The Pharisee Nicodemus…, Lent 2 (A) – 2002
February 24, 2002
The Pharisee Nicodemus, a member of the Sanhedrin, paid a visit to Jesus cloaked by the secrecy of night. He came alone to probe and to have some questions answered. We might ask, “Why did he come at night?” Was it because he didn’t want anyone to see him in the company of this man, Jesus? Did he fear losing his place in society? He was, after all, a leader and a man of wealth. Or perhaps he simply wanted to avoid the daytime crowds that were constantly hanging around this rabbi, Jesus, and to have a little one-on-one time with him.
Nicodemus was a man who held an elevated position in society. He was a teacher and a man of means. As we read further in this Gospel, we see that Nicodemus had become something of a secret follower or supporter of Jesus. And this situation developed in stages. First, Nicodemus came to Jesus in the dark of night. Second, he gave Jesus vocal support in the council of the Sanhedrin (John 7:50-51). And the third and last contact he had with Jesus was caring and direct. After Jesus was crucified, Nicodemus openly came forward to anoint and prepare his body for burial with a 100-pound mixture of “myrrh and aloe” (John 19:39). In those days myrrh was not cheap.
We can look at Nicodemus’ progression and compare and contrast it with our own personal relationship with Jesus. We are a lot like Nicodemus in that at different times of our lives we have been at the same stages he was in our relationship to Jesus. How many times have we sought out Jesus in the secret and comfort of our homes? How many times have we gone out in the world openly proclaiming the Word to anyone who would listen? How many times do we show compassion and love for our neighbors-who are the faces of Christ? And how many times have we freely opened our bank accounts and given to our churches? Many of us are just like Nicodemus when we spend too much time looking for the answers to the mysteries of life.

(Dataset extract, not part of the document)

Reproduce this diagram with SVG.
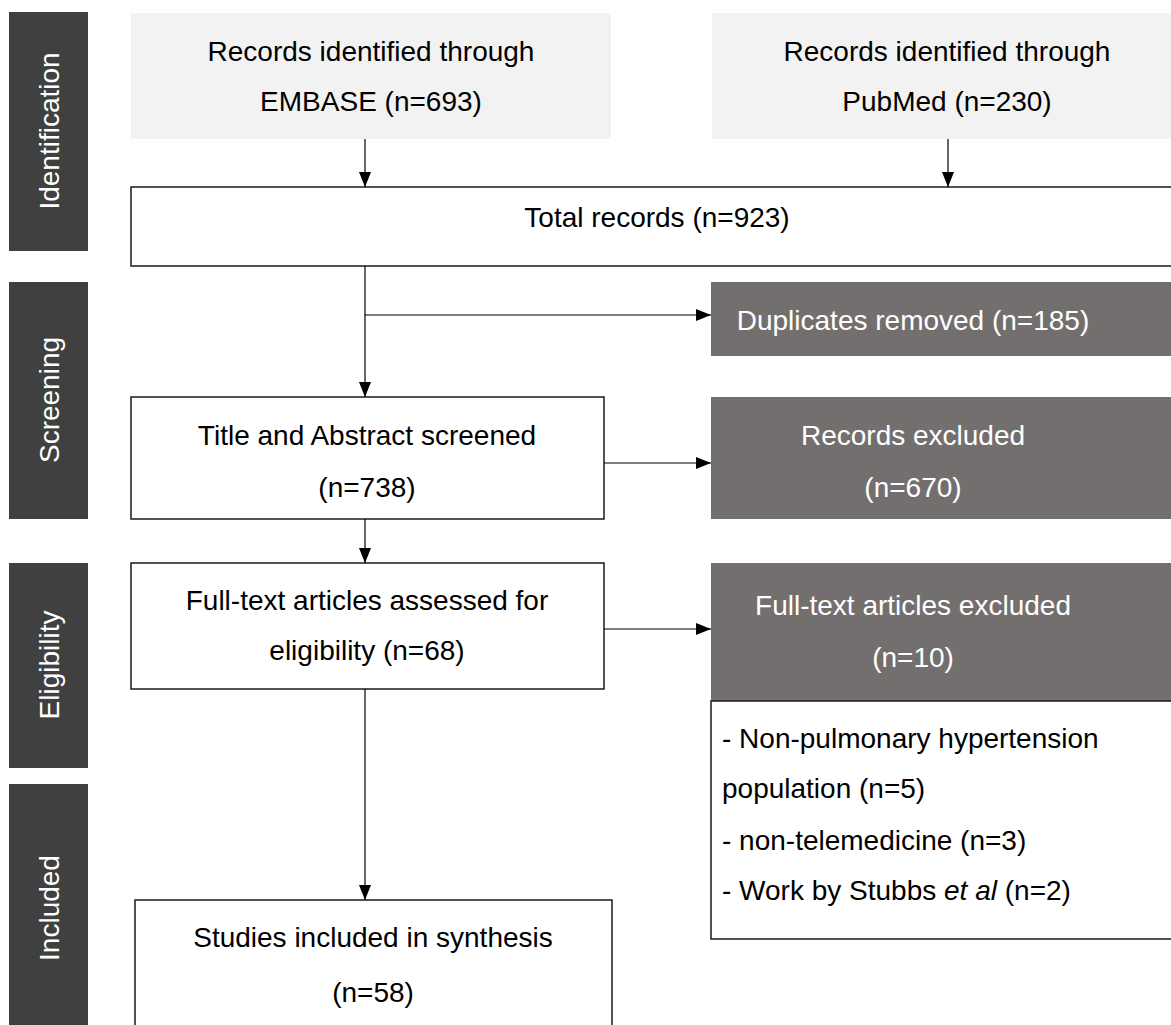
<svg xmlns="http://www.w3.org/2000/svg" width="1171" height="1025" viewBox="0 0 1171 1025">
<style>
.bar{fill:#404040}
.bt{fill:#fff;font-family:"Liberation Sans",Arial,sans-serif;font-size:28px;text-anchor:middle}
.lg{fill:#f2f2f2}
.wb{fill:#fff;stroke:#1a1a1a;stroke-width:1.5}
.dk{fill:#736f6e}
.t{fill:#000;font-family:"Liberation Sans",Arial,sans-serif;font-size:28px;text-anchor:middle}
.tl{fill:#000;font-family:"Liberation Sans",Arial,sans-serif;font-size:28px}
.tw{fill:#fff;font-family:"Liberation Sans",Arial,sans-serif;font-size:28px;text-anchor:middle}
.c{stroke:#000;stroke-width:1.2;fill:none;marker-end:url(#ah)}
</style>
<defs>
<marker id="ah" markerWidth="15" markerHeight="12" refX="15" refY="6" viewBox="0 0 15 12" orient="auto" markerUnits="userSpaceOnUse">
<path d="M0,0 L15,6 L0,12 Z" fill="#000"/>
</marker>
</defs>
<rect width="1171" height="1025" fill="#fff"/>
<g id="phase-identification"><rect class="bar" x="9" y="12" width="79" height="239"/><text class="bt" transform="translate(59,131) rotate(-90)">Identification</text></g>
<g id="phase-screening"><rect class="bar" x="9" y="282" width="79" height="237"/><text class="bt" transform="translate(59,400) rotate(-90)">Screening</text></g>
<g id="phase-eligibility"><rect class="bar" x="9" y="563" width="79" height="205"/><text class="bt" transform="translate(59,665) rotate(-90)">Eligibility</text></g>
<g id="phase-included"><rect class="bar" x="9" y="784" width="79" height="250"/><text class="bt" transform="translate(59,908) rotate(-90)">Included</text></g>

<g id="embase"><rect class="lg" x="131" y="13" width="480" height="126"/><text class="t" x="371" y="61">Records identified through</text><text class="t" x="371" y="111">EMBASE (n=693)</text></g>
<g id="pubmed"><rect class="lg" x="712" y="13" width="470" height="126"/><text class="t" x="947" y="61">Records identified through</text><text class="t" x="947" y="111">PubMed (n=230)</text></g>
<g id="total"><rect class="wb" x="131" y="187" width="1060" height="79"/><text class="t" x="657" y="227">Total records (n=923)</text></g>
<g id="duplicates"><rect class="dk" x="711" y="282" width="470" height="74"/><text class="tw" x="913" y="330">Duplicates removed (n=185)</text></g>
<g id="screened"><rect class="wb" x="131" y="397" width="473" height="122"/><text class="t" x="367" y="445">Title and Abstract screened</text><text class="t" x="367" y="497">(n=738)</text></g>
<g id="records-excluded"><rect class="dk" x="711" y="397" width="470" height="122"/><text class="tw" x="913" y="445">Records excluded</text><text class="tw" x="913" y="497">(n=670)</text></g>
<g id="fulltext"><rect class="wb" x="131" y="563" width="473" height="126"/><text class="t" x="367" y="610">Full-text articles assessed for</text><text class="t" x="367" y="660">eligibility (n=68)</text></g>
<g id="fulltext-excluded"><rect class="dk" x="711" y="563" width="470" height="138"/><text class="tw" x="913" y="615">Full-text articles excluded</text><text class="tw" x="913" y="667">(n=10)</text>
<rect class="wb" x="711" y="701" width="480" height="238"/>
<text class="tl" x="722" y="748">- Non-pulmonary hypertension</text>
<text class="tl" x="722" y="798">population (n=5)</text>
<text class="tl" x="722" y="850">- non-telemedicine (n=3)</text>
<text class="tl" x="722" y="900">- Work by Stubbs <tspan font-style="italic">et al</tspan> (n=2)</text></g>
<g id="included"><rect class="wb" x="135" y="900" width="477" height="140"/><text class="t" x="373" y="947">Studies included in synthesis</text><text class="t" x="373" y="1002">(n=58)</text></g>

<g id="connectors">
<path class="c" d="M365,139 V187"/>
<path class="c" d="M948,139 V187"/>
<path class="c" d="M365,266 V397"/>
<path class="c" d="M365,315 H711"/>
<path class="c" d="M365,519 V563"/>
<path class="c" d="M604,463 H711"/>
<path class="c" d="M604,629 H711"/>
<path class="c" d="M365,689 V900"/>
</g>
</svg>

Nicodemus came to Jesus looking for some answers but, instead, all he found was confusion. He failed to understand what Jesus was saying to him. He replied with an obvious meaning rather than digging deeper into what was being said. Nicodemus’ first statement had to do with him and his cohorts knowing that Jesus is a “teacher who comes from God,” because the “signs” that Jesus performed could not have been accomplished “apart from the presence of God.”
Jesus replied, “Very truly, I tell you, no one can see the kingdom of God without being born from above.” Nicodemus was confused because the Greek word anothen, used in this context, has a double meaning. It can mean again or anew-but it can also mean, from above. So the word can be translated either as being born again or born from above. Nicodemus took it literally by focusing on the concept of human birth. He replied to Jesus, “How can anyone be born after having grown old? Can one enter a second time into his mother’s womb and be born?” Jesus passed by these absurd observations by explaining to him what he meant-but Nicodemus remained clueless. And we, too, can remain clueless if we focus on only a few verses. How many times have we all heard someone say, “I am a born again Christian”? Didn’t we get it right the first time?
For thousands of years, many Native American Indian tribes have practiced a purification rite that we know today as “a sweat lodge ceremony.” There are actually different names for this rite. For instance, the Lakotas, who live on the wind swept Northern Plains, call it the Inipi. This ceremony is conducted first, before all other sacred acts. It is a cleansing ceremony. It is conducted within a dome-like structure constructed of thick bent branches that are covered over with hide or cloth. This structure can hold about six to eight adults, squeezed tightly together. In the center, a pit is dug that is large enough to hold a dozen or more stones. The stones are super-heated in a fire pit that is prepared near the entrance to the lodge. The entrance to the lodge always faces east, toward the rising of the sun. When the ceremony is begun the structure is fully covered. Water is poured over the stones, thereby creating a tremendous veil of steam within. The process is continued until all of the stones are cooled. This can take anywhere from an hour to two hours. During the time the water is being poured over the stones, the participants offer prayers and sing sacred songs. The physical, as well as the mental and spiritual, sides of life have been cleansed by the ritual.
It has been said that the domed structure of the Inipi is symbolic of Grandmother Earth being pregnant. Being inside the Inipi is symbolic of being in the womb. While inside, much formation takes place in the mental, physical, and spiritual bodies of the participants. When participants emerge from the lodge into the cool air of the outside world and the full light of day, they feel literally, and on many levels, reborn.
The Inipi rite can be a reminder of what Jesus said to Nicodemus about being born from above. It can also be understood as being born again. In one sense, the Inipi ceremony really is symbolic of being born again-yet that is not its focus. The focus is always God-centered. As Christians, we have accepted Christ into our lives. Through baptism and the power of the Holy Spirit, we are made new. And we believe and understand this verse, “For God so loved the world that he gave his only Son, so that everyone who believes in him may not perish but have eternal life.”